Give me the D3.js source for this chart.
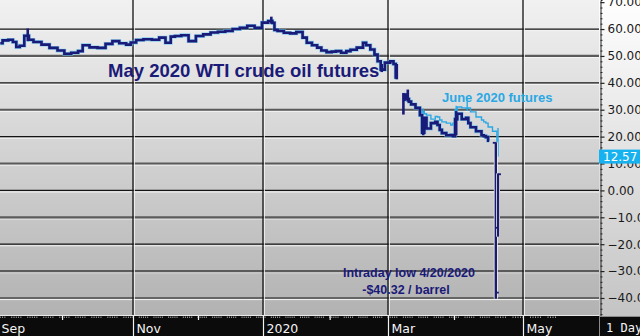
<!DOCTYPE html>
<html lang="en">
<head>
<meta charset="utf-8">
<script src="https://cdn.jsdelivr.net/npm/d3@7"></script>
<style>
body{margin:0;background:#fff;overflow:hidden}
svg{display:block}
</style>
</head>
<body>
<div id="chart"></div>
<script>
const mayDates=["2019-09-04","2019-09-06","2019-09-09","2019-09-10","2019-09-12","2019-09-13","2019-09-16","2019-09-17","2019-09-20","2019-09-24","2019-09-27",
"2019-10-01","2019-10-03","2019-10-07","2019-10-09","2019-10-11","2019-10-15","2019-10-18","2019-10-22","2019-10-24","2019-10-28","2019-10-30",
"2019-11-01","2019-11-04","2019-11-08","2019-11-12","2019-11-15","2019-11-18","2019-11-20","2019-11-22","2019-11-26","2019-11-29",
"2019-12-03","2019-12-06","2019-12-10","2019-12-13","2019-12-17","2019-12-20","2019-12-24","2019-12-27","2019-12-31",
"2020-01-03","2020-01-06","2020-01-07","2020-01-08","2020-01-10","2020-01-14","2020-01-16","2020-01-20","2020-01-22","2020-01-24","2020-01-27","2020-01-29","2020-01-31",
"2020-02-03","2020-02-05","2020-02-07","2020-02-10","2020-02-12","2020-02-14","2020-02-18","2020-02-20","2020-02-21","2020-02-24","2020-02-25","2020-02-27","2020-02-28",
"2020-03-02","2020-03-04","2020-03-05","2020-03-06","2020-03-07",
"2020-03-09","2020-03-10","2020-03-11","2020-03-12","2020-03-13","2020-03-16","2020-03-17","2020-03-18","2020-03-19","2020-03-20",
"2020-03-23","2020-03-24","2020-03-25","2020-03-26","2020-03-27","2020-03-30","2020-03-31",
"2020-04-01","2020-04-02","2020-04-03","2020-04-06","2020-04-07","2020-04-08","2020-04-09","2020-04-13","2020-04-14","2020-04-15","2020-04-16","2020-04-17"]
const mayClose=[54.7,55.8,56.0,55.2,53.3,53.8,57.5,56.0,55.2,54.2,53.0,
52.0,50.8,51.2,51.8,54.0,53.2,53.0,54.5,55.5,54.7,54.2,
55.0,55.9,56.2,56.0,56.8,54.9,57.2,57.4,57.7,55.5,
57.4,58.0,58.7,59.0,59.3,60.0,60.5,61.2,60.5,
62.4,63.0,62.3,59.7,59.3,58.6,58.4,58.9,56.8,54.9,54.0,53.1,52.0,
51.4,51.6,51.8,51.2,51.8,52.3,53.1,54.9,54.0,52.4,50.5,48.0,44.9,
47.5,48.0,47.0,42.0,null,
33.7,35.6,34.0,33.0,32.0,30.7,28.0,21.5,27.0,23.0,
25.0,25.5,24.3,22.5,21.3,20.5,20.6,
20.2,26.5,28.5,26.5,27.0,25.0,23.5,22.0,20.5,20.2,19.8,18.5]
// days whose high/low range sticks out past the closes
const mayRangeDates=["2019-09-16","2020-01-06","2020-02-28","2020-03-06","2020-03-09","2020-03-11","2020-03-18","2020-04-02"]
const mayRangeHigh=[60.2,64.6,47.0,47.0,36.2,37.5,26.5,29.5]
const mayRangeLow=[55.5,62.0,44.0,41.3,28.2,33.0,20.5,20.5]
// the two expiry days, open/high/low/close
const lastDates=["2020-04-20","2020-04-21"]
const lastOpen=[17.7,-13.9]
const lastHigh=[17.9,6.3]
const lastLow=[-40.32,-17.2]
const lastClose=[-38.0,6.0]
// June 2020 contract
const junDates=["2020-03-17","2020-03-18","2020-03-19","2020-03-20","2020-03-23","2020-03-24","2020-03-25","2020-03-26","2020-03-27","2020-03-30","2020-03-31",
"2020-04-01","2020-04-02","2020-04-03","2020-04-06","2020-04-07","2020-04-08","2020-04-09","2020-04-13","2020-04-14","2020-04-15","2020-04-16","2020-04-17","2020-04-20","2020-04-21"]
const junClose=[29.0,29.3,28.5,28.0,26.5,27.5,27.3,26.2,25.5,25.0,24.3,
25.0,30.0,31.0,30.7,30.5,30.7,29.2,27.3,26.2,25.5,25.0,23.6,22.0,12.57]
const junRangeDates=["2020-03-18","2020-04-02","2020-04-07","2020-04-21"]
const junRangeHigh=[30.5,31.5,33.7,23.2]
const junRangeLow=[28.0,25.0,29.5,12.57]

const yTicks=[70,60,50,40,30,20,10,0,-10,-20,-30,-40]
const monthTicks=["2019-09-03","2019-10-01","2019-11-01","2019-12-02","2020-01-02","2020-02-03","2020-03-02","2020-04-01","2020-05-01"]
const monthLabels={"2019-09-03":"Sep","2019-11-01":"Nov","2020-01-02":"2020","2020-03-02":"Mar","2020-05-01":"May"}
const lastPrice=12.57

const W=640,H=336,plotR=599,plotB=316
const navy="#1a1a78",cyan="#2aa8e4"
const parse=d3.timeParse("%Y-%m-%d")
// trading-day chart: piecewise time scale pinned at the month lines
const x=d3.scaleTime()
  .domain(["2019-09-03","2019-11-01","2020-01-02","2020-03-02","2020-04-21","2020-05-01"].map(parse))
  .range([-2,133,263,388,498,523])
const y=d3.scaleLinear().domain([-46.7,70.8]).range([plotB,0])

const svg=d3.select("#chart").append("svg").attr("width",W).attr("height",H)
  .style("font-family","'DejaVu Sans',sans-serif")
const defs=svg.append("defs")
const bg=defs.append("linearGradient").attr("id","bg").attr("x1",0).attr("x2",0).attr("y1",0).attr("y2",1)
bg.append("stop").attr("offset","0%").attr("stop-color","#f1f1f1")
bg.append("stop").attr("offset","100%").attr("stop-color","#b2b2b2")
const ax=defs.append("linearGradient").attr("id","ax").attr("x1",0).attr("x2",0).attr("y1",0).attr("y2",1)
ax.append("stop").attr("offset","0%").attr("stop-color","#ffffff")
ax.append("stop").attr("offset","100%").attr("stop-color","#c4c4c4")
defs.append("clipPath").attr("id","clip").append("rect").attr("width",plotR).attr("height",plotB)

svg.append("rect").attr("width",plotR).attr("height",plotB).attr("fill","url(#bg)")

// grid, odd tens drawn heavier and greyer like the original
const grid=svg.append("g")
const gy=yTicks.filter(v=>v<70)
grid.selectAll(".hl").data(gy).join("line").attr("x1",0).attr("x2",plotR)
  .attr("y1",d=>y(d)+1.6).attr("y2",d=>y(d)+1.6).attr("stroke","#f4f4f4").attr("stroke-width",1)
grid.selectAll(".gl").data(gy).join("line").attr("x1",0).attr("x2",plotR)
  .attr("y1",d=>y(d)).attr("y2",d=>y(d))
  .attr("stroke",d=>Math.abs(d/10)%2==1?"#5a5a5a":"#151515")
  .attr("stroke-width",d=>Math.abs(d/10)%2==1?2.2:1.2)
const vLines=monthTicks.filter(d=>monthLabels[d]&&d!="2019-09-03").map(parse)
grid.selectAll(".vh").data(vLines).join("line").attr("x1",d=>x(d)+1.3).attr("x2",d=>x(d)+1.3)
  .attr("y1",0).attr("y2",plotB).attr("stroke","#f6f6f6").attr("stroke-width",1)
grid.selectAll(".vl").data(vLines).join("line").attr("x1",d=>x(d)).attr("x2",d=>x(d))
  .attr("y1",0).attr("y2",plotB).attr("stroke","#111").attr("stroke-width",1.3)

const plot=svg.append("g").attr("clip-path","url(#clip)")
const step=d3.line().defined(p=>p.c!=null).x(p=>x(p.d)).y(p=>y(p.c)).curve(d3.curveStep)

// June contract, thin light blue
const jun=junDates.map((d,i)=>({d:parse(d),c:junClose[i]}))
plot.append("path").datum(jun).attr("d",step).attr("fill","none").attr("stroke",cyan).attr("stroke-width",1.4)
plot.selectAll(".jr").data(junRangeDates).join("line")
  .attr("x1",d=>x(parse(d))).attr("x2",d=>x(parse(d)))
  .attr("y1",(d,i)=>y(junRangeHigh[i])).attr("y2",(d,i)=>y(junRangeLow[i]))
  .attr("stroke",cyan).attr("stroke-width",1.4)

// May contract, navy with a light edge
const may=mayDates.map((d,i)=>({d:parse(d),c:mayClose[i]}))
plot.append("path").datum(may).attr("d",step).attr("fill","none").attr("stroke","#5cc2f0").attr("stroke-width",3.8).attr("opacity",0.7)
plot.append("path").datum(may).attr("d",step).attr("fill","none").attr("stroke",navy).attr("stroke-width",2.6)
plot.selectAll(".mr").data(mayRangeDates).join("line")
  .attr("x1",d=>x(parse(d))).attr("x2",d=>x(parse(d)))
  .attr("y1",(d,i)=>y(mayRangeHigh[i])).attr("y2",(d,i)=>y(mayRangeLow[i]))
  .attr("stroke",navy).attr("stroke-width",2.6)

// expiry bars
const last=plot.selectAll(".lb").data(lastDates).join("g")
last.append("line").attr("x1",d=>x(parse(d))).attr("x2",d=>x(parse(d)))
  .attr("y1",(d,i)=>y(lastHigh[i])).attr("y2",(d,i)=>y(lastLow[i]))
  .attr("stroke","#eef2d8").attr("stroke-width",4)
last.append("line").attr("x1",d=>x(parse(d))).attr("x2",d=>x(parse(d)))
  .attr("y1",(d,i)=>y(lastHigh[i])).attr("y2",(d,i)=>y(lastLow[i]))
  .attr("stroke",navy).attr("stroke-width",2.4)
last.append("line").attr("x1",d=>x(parse(d))-3).attr("x2",d=>x(parse(d)))
  .attr("y1",(d,i)=>y(lastOpen[i])).attr("y2",(d,i)=>y(lastOpen[i]))
  .attr("stroke",navy).attr("stroke-width",1.8)
last.append("line").attr("x1",d=>x(parse(d))).attr("x2",d=>x(parse(d))+3)
  .attr("y1",(d,i)=>y(lastClose[i])).attr("y2",(d,i)=>y(lastClose[i]))
  .attr("stroke",navy).attr("stroke-width",1.8)

// annotations
const ann=svg.append("g").style("font-family","'Liberation Sans',Arial,sans-serif").style("font-weight","bold")
ann.append("text").attr("x",108).attr("y",77).attr("font-size",18.5).attr("fill",navy).text("May 2020 WTI crude oil futures")
ann.append("text").attr("x",442).attr("y",102).attr("font-size",13).attr("fill",cyan).text("June 2020 futures")
ann.append("text").attr("x",409).attr("y",277).attr("font-size",12.5).attr("fill",navy).attr("text-anchor","middle").text("Intraday low 4/20/2020")
ann.append("text").attr("x",406).attr("y",294).attr("font-size",12.5).attr("fill",navy).attr("text-anchor","middle").text("-$40.32 / barrel")

// right price axis
svg.append("rect").attr("x",plotR).attr("width",W-plotR).attr("height",plotB).attr("fill","url(#ax)")
const yMinor=d3.range(-46,71,2).filter(v=>v%10!=0)
svg.append("g").attr("transform",`translate(${plotR+1.5},0)`)
  .call(d3.axisRight(y).tickValues(yMinor).tickSize(2).tickFormat(""))
  .call(g=>g.selectAll("line").attr("stroke","#222"))
  .call(g=>g.select(".domain").attr("stroke","#222"))
svg.append("g").attr("transform",`translate(${plotR+1.5},0)`)
  .call(d3.axisRight(y).tickValues(yTicks).tickSize(4).tickPadding(3).tickFormat(d3.format(".2f")))
  .call(g=>g.select(".domain").remove())
  .call(g=>g.selectAll("line").attr("stroke","#222").attr("stroke-width",1.2))
  .call(g=>g.selectAll("text").attr("fill","#1a1a1a").attr("font-size",12).style("font-family","'DejaVu Sans',sans-serif"))

// last price tag
svg.append("rect").attr("x",plotR).attr("y",y(lastPrice)-7).attr("width",W-plotR).attr("height",14).attr("fill","#16b1ef")
svg.append("text").attr("x",plotR+4).attr("y",y(lastPrice)+4.5).attr("fill","#fff").attr("font-size",12).text(d3.format(".2f")(lastPrice))

// bottom time axis
svg.append("rect").attr("y",plotB).attr("width",W).attr("height",H-plotB).attr("fill","#0b0b0b")
svg.append("line").attr("x1",0).attr("x2",plotR).attr("y1",plotB-0.5).attr("y2",plotB-0.5).attr("stroke","#e8e8e8")
const days=d3.timeDay.range(parse("2019-09-03"),parse("2020-05-15")).filter(d=>d.getDay()%6!=0)
svg.append("g").selectAll("line").data(days).join("line")
  .attr("x1",d=>x(d)).attr("x2",d=>x(d)).attr("y1",plotB+0.5).attr("y2",plotB+2)
  .attr("stroke","#ddd").attr("stroke-width",0.7)
const xa=svg.append("g").attr("transform",`translate(0,${plotB})`)
  .call(d3.axisBottom(x).tickValues(monthTicks.map(parse)).tickSize(H-plotB)
    .tickFormat(d=>monthLabels[d3.timeFormat("%Y-%m-%d")(d)]||""))
xa.select(".domain").remove()
xa.selectAll("line").attr("stroke","#f2f2f2").attr("stroke-width",1.2)
  .attr("y2",d=>monthLabels[d3.timeFormat("%Y-%m-%d")(d)]?H-plotB:4)
xa.selectAll("text").attr("text-anchor","start").attr("x",3).attr("y",17).attr("dy",0)
  .attr("fill","#f4f4f4").attr("font-size",12.5).style("font-family","'DejaVu Sans',sans-serif")

// interval box
svg.append("rect").attr("x",plotR+0.5).attr("y",plotB+0.5).attr("width",W-plotR).attr("height",H-plotB).attr("fill","#0b0b0b").attr("stroke","#8a8a8a")
svg.append("text").attr("x",plotR+7).attr("y",H-4).attr("fill","#f4f4f4").attr("font-size",12)
  .style("font-family","'DejaVu Sans Mono',monospace").text("1 Day")
</script>
</body>
</html>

- - -

» **Problem to solve**: Copy each line of the preceding data that contains the string "chart".

» **Answer to the exercise**:
Give me the D3.js source for this chart.
<div id="chart"></div>
// trading-day chart: piecewise time scale pinned at the month lines
const svg=d3.select("#chart").append("svg").attr("width",W).attr("height",H)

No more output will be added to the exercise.